**Task instructions**
Quote the listing below in full and exactly as written, but omit every picture.
--- start ---
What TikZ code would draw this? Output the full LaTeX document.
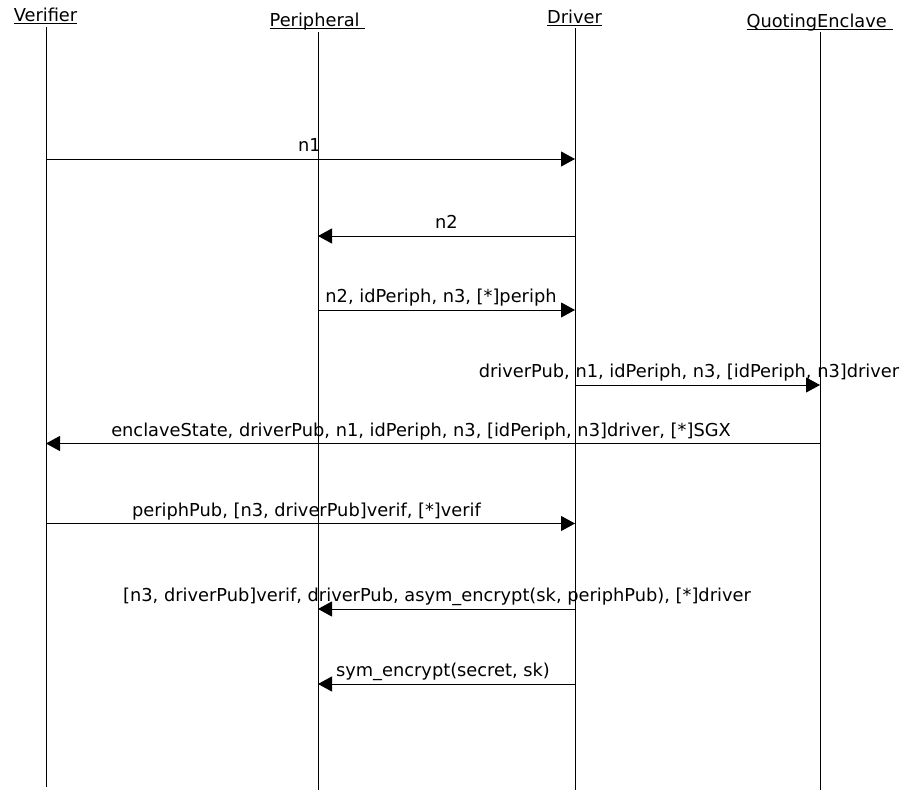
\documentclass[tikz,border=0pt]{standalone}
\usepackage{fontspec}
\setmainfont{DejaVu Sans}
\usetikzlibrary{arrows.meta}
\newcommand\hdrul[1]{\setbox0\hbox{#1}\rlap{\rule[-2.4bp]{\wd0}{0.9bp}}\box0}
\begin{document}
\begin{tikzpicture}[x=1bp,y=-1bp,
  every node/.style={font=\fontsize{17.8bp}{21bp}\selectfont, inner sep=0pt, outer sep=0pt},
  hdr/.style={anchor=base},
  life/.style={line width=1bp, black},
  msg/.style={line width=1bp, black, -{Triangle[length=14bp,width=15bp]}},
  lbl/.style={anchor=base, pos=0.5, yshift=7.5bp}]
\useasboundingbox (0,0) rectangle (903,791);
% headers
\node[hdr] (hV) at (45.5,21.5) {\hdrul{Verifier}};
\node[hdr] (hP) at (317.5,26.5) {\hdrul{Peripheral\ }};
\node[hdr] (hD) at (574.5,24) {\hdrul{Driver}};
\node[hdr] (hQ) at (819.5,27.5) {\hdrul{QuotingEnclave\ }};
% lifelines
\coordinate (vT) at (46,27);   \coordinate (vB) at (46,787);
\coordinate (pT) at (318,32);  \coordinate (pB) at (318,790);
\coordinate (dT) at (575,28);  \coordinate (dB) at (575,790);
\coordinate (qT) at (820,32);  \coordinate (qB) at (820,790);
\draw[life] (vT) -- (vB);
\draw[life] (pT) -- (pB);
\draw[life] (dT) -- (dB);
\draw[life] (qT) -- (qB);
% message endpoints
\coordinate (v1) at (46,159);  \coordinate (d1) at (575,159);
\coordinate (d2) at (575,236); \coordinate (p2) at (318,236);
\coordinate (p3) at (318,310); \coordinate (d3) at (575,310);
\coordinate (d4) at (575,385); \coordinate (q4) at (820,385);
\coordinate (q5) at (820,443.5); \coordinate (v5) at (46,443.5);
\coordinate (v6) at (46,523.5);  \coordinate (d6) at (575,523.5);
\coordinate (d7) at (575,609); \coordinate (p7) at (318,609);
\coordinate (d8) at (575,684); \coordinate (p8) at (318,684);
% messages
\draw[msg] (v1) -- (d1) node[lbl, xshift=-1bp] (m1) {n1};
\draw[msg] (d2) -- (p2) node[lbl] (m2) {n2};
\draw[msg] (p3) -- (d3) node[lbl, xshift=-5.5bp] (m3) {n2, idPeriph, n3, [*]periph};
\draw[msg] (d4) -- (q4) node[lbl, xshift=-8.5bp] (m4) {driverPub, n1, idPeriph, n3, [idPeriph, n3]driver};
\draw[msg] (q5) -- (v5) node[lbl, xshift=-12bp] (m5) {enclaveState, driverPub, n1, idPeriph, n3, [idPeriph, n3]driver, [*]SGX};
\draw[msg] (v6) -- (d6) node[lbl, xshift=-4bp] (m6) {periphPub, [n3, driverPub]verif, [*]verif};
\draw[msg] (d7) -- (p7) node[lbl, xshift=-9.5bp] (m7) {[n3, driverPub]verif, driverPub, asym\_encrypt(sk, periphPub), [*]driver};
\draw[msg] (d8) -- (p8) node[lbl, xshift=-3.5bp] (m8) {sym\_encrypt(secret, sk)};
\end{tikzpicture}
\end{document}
--- end ---
**The output**
What TikZ code would draw this? Output the full LaTeX document.
\documentclass[tikz,border=0pt]{standalone}
\usepackage{fontspec}
\setmainfont{DejaVu Sans}
\usetikzlibrary{arrows.meta}
\newcommand\hdrul[1]{\setbox0\hbox{#1}\rlap{\rule[-2.4bp]{\wd0}{0.9bp}}\box0}
\begin{document}
\begin{tikzpicture}[x=1bp,y=-1bp,
  every node/.style={font=\fontsize{17.8bp}{21bp}\selectfont, inner sep=0pt, outer sep=0pt},
  hdr/.style={anchor=base},
  life/.style={line width=1bp, black},
  msg/.style={line width=1bp, black, -{Triangle[length=14bp,width=15bp]}},
  lbl/.style={anchor=base, pos=0.5, yshift=7.5bp}]
\useasboundingbox (0,0) rectangle (903,791);
% headers
\node[hdr] (hV) at (45.5,21.5) {\hdrul{Verifier}};
\node[hdr] (hP) at (317.5,26.5) {\hdrul{Peripheral\ }};
\node[hdr] (hD) at (574.5,24) {\hdrul{Driver}};
\node[hdr] (hQ) at (819.5,27.5) {\hdrul{QuotingEnclave\ }};
% lifelines
\coordinate (vT) at (46,27);   \coordinate (vB) at (46,787);
\coordinate (pT) at (318,32);  \coordinate (pB) at (318,790);
\coordinate (dT) at (575,28);  \coordinate (dB) at (575,790);
\coordinate (qT) at (820,32);  \coordinate (qB) at (820,790);
\draw[life] (vT) -- (vB);
\draw[life] (pT) -- (pB);
\draw[life] (dT) -- (dB);
\draw[life] (qT) -- (qB);
% message endpoints
\coordinate (v1) at (46,159);  \coordinate (d1) at (575,159);
\coordinate (d2) at (575,236); \coordinate (p2) at (318,236);
\coordinate (p3) at (318,310); \coordinate (d3) at (575,310);
\coordinate (d4) at (575,385); \coordinate (q4) at (820,385);
\coordinate (q5) at (820,443.5); \coordinate (v5) at (46,443.5);
\coordinate (v6) at (46,523.5);  \coordinate (d6) at (575,523.5);
\coordinate (d7) at (575,609); \coordinate (p7) at (318,609);
\coordinate (d8) at (575,684); \coordinate (p8) at (318,684);
% messages
\draw[msg] (v1) -- (d1) node[lbl, xshift=-1bp] (m1) {n1};
\draw[msg] (d2) -- (p2) node[lbl] (m2) {n2};
\draw[msg] (p3) -- (d3) node[lbl, xshift=-5.5bp] (m3) {n2, idPeriph, n3, [*]periph};
\draw[msg] (d4) -- (q4) node[lbl, xshift=-8.5bp] (m4) {driverPub, n1, idPeriph, n3, [idPeriph, n3]driver};
\draw[msg] (q5) -- (v5) node[lbl, xshift=-12bp] (m5) {enclaveState, driverPub, n1, idPeriph, n3, [idPeriph, n3]driver, [*]SGX};
\draw[msg] (v6) -- (d6) node[lbl, xshift=-4bp] (m6) {periphPub, [n3, driverPub]verif, [*]verif};
\draw[msg] (d7) -- (p7) node[lbl, xshift=-9.5bp] (m7) {[n3, driverPub]verif, driverPub, asym\_encrypt(sk, periphPub), [*]driver};
\draw[msg] (d8) -- (p8) node[lbl, xshift=-3.5bp] (m8) {sym\_encrypt(secret, sk)};
\end{tikzpicture}
\end{document}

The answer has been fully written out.